Step 2: Apply partial fraction decomposition to the integrand.

Let \( y = x^2 \). The expression \( \frac{1}{(1+y)(1+3y)} \) is decomposed as:

\[\frac{1}{(1+y)(1+3y)} = \frac{A}{1+y} + \frac{B}{1+3y}\]

Multiplying by the denominator yields \( 1 = A(1+3y) + B(1+y) \).

Setting \( y = -1 \) gives \( 1 = A(1-3) \), so \( A = -\frac{1}{2} \).

Setting \( y = -1/3 \) gives \( 1 = B(1 - 1/3) \), so \( B = \frac{3}{2} \).

Substituting back \( y = x^2 \), the integrand is rewritten as:

\[\frac{1}{(1+x^2)(1+3x^2)} = \frac{3/2}{1+3x^2} - \frac{1/2}{1+x^2} = \frac{1}{2} \left( \frac{3}{1+3x^2} - \frac{1}{1+x^2} \right)\]

Step 3: Compute the definite integral.

The integral is now:

\[L = \frac{1}{2} \int_{0}^{1} \left( \frac{3}{1+3x^2} - \frac{1}{1+x^2} \right) \, dx\]\[L = \frac{1}{2} \left[ \int_{0}^{1} \frac{3}{1+(\sqrt{3}x)^2} \, dx - \int_{0}^{1} \frac{1}{1+x^2} \, dx \right]\]

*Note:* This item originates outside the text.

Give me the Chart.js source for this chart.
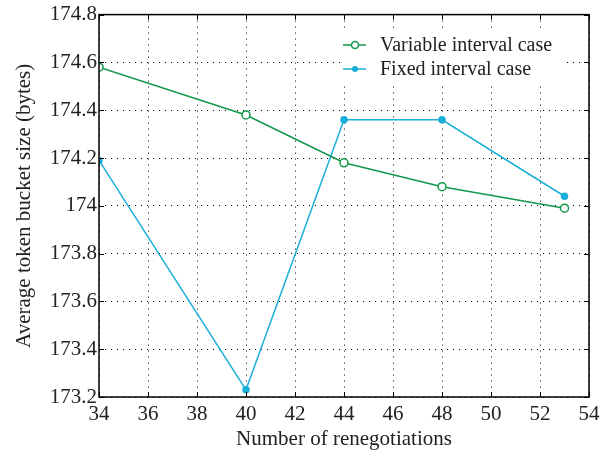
<!DOCTYPE html>
<html>
<head>
<meta charset="utf-8">
<script src="https://cdn.jsdelivr.net/npm/chart.js@4/dist/chart.umd.min.js"></script>
<style>
  html, body { margin: 0; padding: 0; background: #fff; }
  #wrap { width: 610px; height: 452px; }
</style>
</head>
<body>
<div id="wrap"><canvas id="Chart" width="610" height="452"></canvas></div>
<script>
// data
const renegotiations = [34, 40, 44, 48, 53];
const variableCase = [174.58, 174.38, 174.18, 174.08, 173.99];
const fixedCase = [174.19, 173.23, 174.36, 174.36, 174.04];
const seriesNames = ['Variable interval case', 'Fixed interval case'];

const green = '#12984a';
const blue = '#1aafd9';
const FONT = '"Liberation Serif", "DejaVu Serif", serif';
const FS = 21;

function toPoints(xs, ys) {
    return xs.map((x, i) => ({ x: x, y: ys[i] }));
}

// frame, inner ticks and legend drawn inside the plot
const framePlugin = {
    id: 'frame',
    afterDatasetsDraw(chart) {
        const ctx = chart.ctx;
        const a = chart.chartArea;
        ctx.save();
        // inner tick marks
        ctx.strokeStyle = '#000';
        ctx.lineWidth = 1;
        chart.scales.x.ticks.forEach(t => {
            const px = Math.round(chart.scales.x.getPixelForValue(t.value)) + 0.5;
            ctx.beginPath();
            ctx.moveTo(px, a.bottom); ctx.lineTo(px, a.bottom - 5);
            ctx.moveTo(px, a.top); ctx.lineTo(px, a.top + 5);
            ctx.stroke();
        });
        chart.scales.y.ticks.forEach(t => {
            const py = Math.round(chart.scales.y.getPixelForValue(t.value)) + 0.5;
            ctx.beginPath();
            ctx.moveTo(a.left, py); ctx.lineTo(a.left + 5, py);
            ctx.moveTo(a.right, py); ctx.lineTo(a.right - 5, py);
            ctx.stroke();
        });
        // legend box
        const lx = 340, ly = 31;
        ctx.fillStyle = '#fff';
        ctx.fillRect(lx, ly, 225, 52);
        ctx.font = '20px ' + FONT;
        ctx.textBaseline = 'middle';
        const items = [
            { name: seriesNames[0], color: green, open: true },
            { name: seriesNames[1], color: blue, open: false }
        ];
        items.forEach((it, i) => {
            const y = 45 + i * 24;
            ctx.strokeStyle = it.color;
            ctx.lineWidth = 1.5;
            ctx.beginPath();
            ctx.moveTo(343, y);
            ctx.lineTo(366, y);
            ctx.stroke();
            ctx.beginPath();
            ctx.arc(355, y, it.open ? 3.5 : 3, 0, Math.PI * 2);
            if (it.open) {
                ctx.fillStyle = '#fff';
                ctx.fill();
                ctx.stroke();
            } else {
                ctx.fillStyle = it.color;
                ctx.fill();
            }
            ctx.fillStyle = '#222';
            ctx.fillText(it.name, 380, y + 1);
        });
        // axes box
        ctx.strokeStyle = '#000';
        ctx.lineWidth = 1.5;
        ctx.strokeRect(a.left, a.top, a.right - a.left, a.bottom - a.top);
        ctx.restore();
    }
};

const chart = new Chart(document.getElementById('Chart'), {
    type: 'line',
    data: {
        datasets: [{
            label: seriesNames[0],
            data: toPoints(renegotiations, variableCase),
            borderColor: green,
            backgroundColor: '#fff',
            borderWidth: 1.5,
            pointRadius: 4,
            pointBorderWidth: 1.5,
            pointBackgroundColor: '#fff',
            pointBorderColor: green,
            tension: 0
        }, {
            label: seriesNames[1],
            data: toPoints(renegotiations, fixedCase),
            borderColor: blue,
            backgroundColor: blue,
            borderWidth: 1.5,
            pointRadius: 3,
            pointBackgroundColor: blue,
            pointBorderColor: blue,
            tension: 0
        }]
    },
    options: {
        responsive: false,
        animation: false,
        layout: { padding: { top: 12, right: 21, left: 0, bottom: 0 } },
        plugins: {
            legend: { display: false },
            tooltip: { enabled: false }
        },
        scales: {
            x: {
                type: 'linear',
                min: 34,
                max: 54,
                ticks: {
                    stepSize: 2,
                    color: '#222',
                    font: { family: FONT, size: FS },
                    padding: 5,
                    maxRotation: 0
                },
                grid: {
                    color: '#000',
                    lineWidth: 1,
                    drawTicks: false
                },
                border: { display: false, dash: [1, 5] },
                title: {
                    display: true,
                    text: 'Number of renegotiations',
                    color: '#222',
                    font: { family: FONT, size: FS },
                    padding: { top: 0, bottom: 0 }
                },
                afterFit(scale) { scale.height = 55; }
            },
            y: {
                min: 173.2,
                max: 174.8,
                ticks: {
                    stepSize: 0.2,
                    color: '#222',
                    font: { family: FONT, size: FS },
                    padding: 2,
                    callback: v => String(Number(v.toFixed(1)))
                },
                grid: {
                    color: '#000',
                    lineWidth: 1,
                    drawTicks: false
                },
                border: { display: false, dash: [1, 5] },
                title: {
                    display: true,
                    text: 'Average token bucket size (bytes)',
                    color: '#222',
                    font: { family: FONT, size: FS },
                    padding: { top: 12, bottom: 0 }
                },
                afterFit(scale) { scale.width = 99; }
            }
        }
    },
    plugins: [framePlugin]
});
</script>
</body>
</html>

Each integral is evaluated individually:

\[\int_{0}^{1} \frac{3}{1+(\sqrt{3}x)^2} \, dx = 3 \left[ \frac{1}{\sqrt{3}} \arctan(\sqrt{3}x) \right]_{0}^{1} = \sqrt{3} (\arctan(\sqrt{3}) - \arctan(0)) = \sqrt{3} \left( \frac{\pi}{3} \right) = \frac{\pi}{\sqrt{3}}\]\[\int_{0}^{1} \frac{1}{1+x^2} \, dx = [\arctan(x)]_{0}^{1} = \arctan(1) - \arctan(0) = \frac{\pi}{4}\]

Step 4: Combine the results to determine the value of L.

\[L = \frac{1}{2} \left[ \frac{\pi}{\sqrt{3}} - \frac{\pi}{4} \right] = \frac{\pi}{2} \left( \frac{4 - \sqrt{3}}{4\sqrt{3}} \right) = \frac{\pi (4 - \sqrt{3})}{8\sqrt{3}}\]

Rationalizing the denominator yields:

\[L = \frac{\pi (4 - \sqrt{3})}{8\sqrt{3}} \times \frac{\sqrt{3}}{\sqrt{3}} = \frac{\pi (4\sqrt{3} - 3)}{24}\]

Final Computation & Result:

The limit's value is \( \frac{\pi (4\sqrt{3} - 3)}{24} \). We verify which given option matches this result. Consider option (2):

\[\frac{13\pi}{8(4\sqrt{3} + 3)}\]

Rationalizing its denominator:

\[\frac{13\pi}{8(4\sqrt{3} + 3)} \times \frac{4\sqrt{3} - 3}{4\sqrt{3} - 3} = \frac{13\pi (4\sqrt{3} - 3)}{8 \left( (4\sqrt{3})^2 - 3^2 \right)}\]\[= \frac{13\pi (4\sqrt{3} - 3)}{8 (16 \times 3 - 9)} = \frac{13\pi (4\sqrt{3} - 3)}{8 (48 - 9)} = \frac{13\pi (4\sqrt{3} - 3)}{8 \times 39}\]

Simplifying using \( 39 = 3 \times 13 \):

\[= \frac{13\pi (4\sqrt{3} - 3)}{8 \times 3 \times 13} = \frac{\pi (4\sqrt{3} - 3)}{24}\]

This matches our computed limit value. Therefore, the second option is correct.

The limit's value is \( \frac{13\pi}{8(4\sqrt{3} + 3)} \).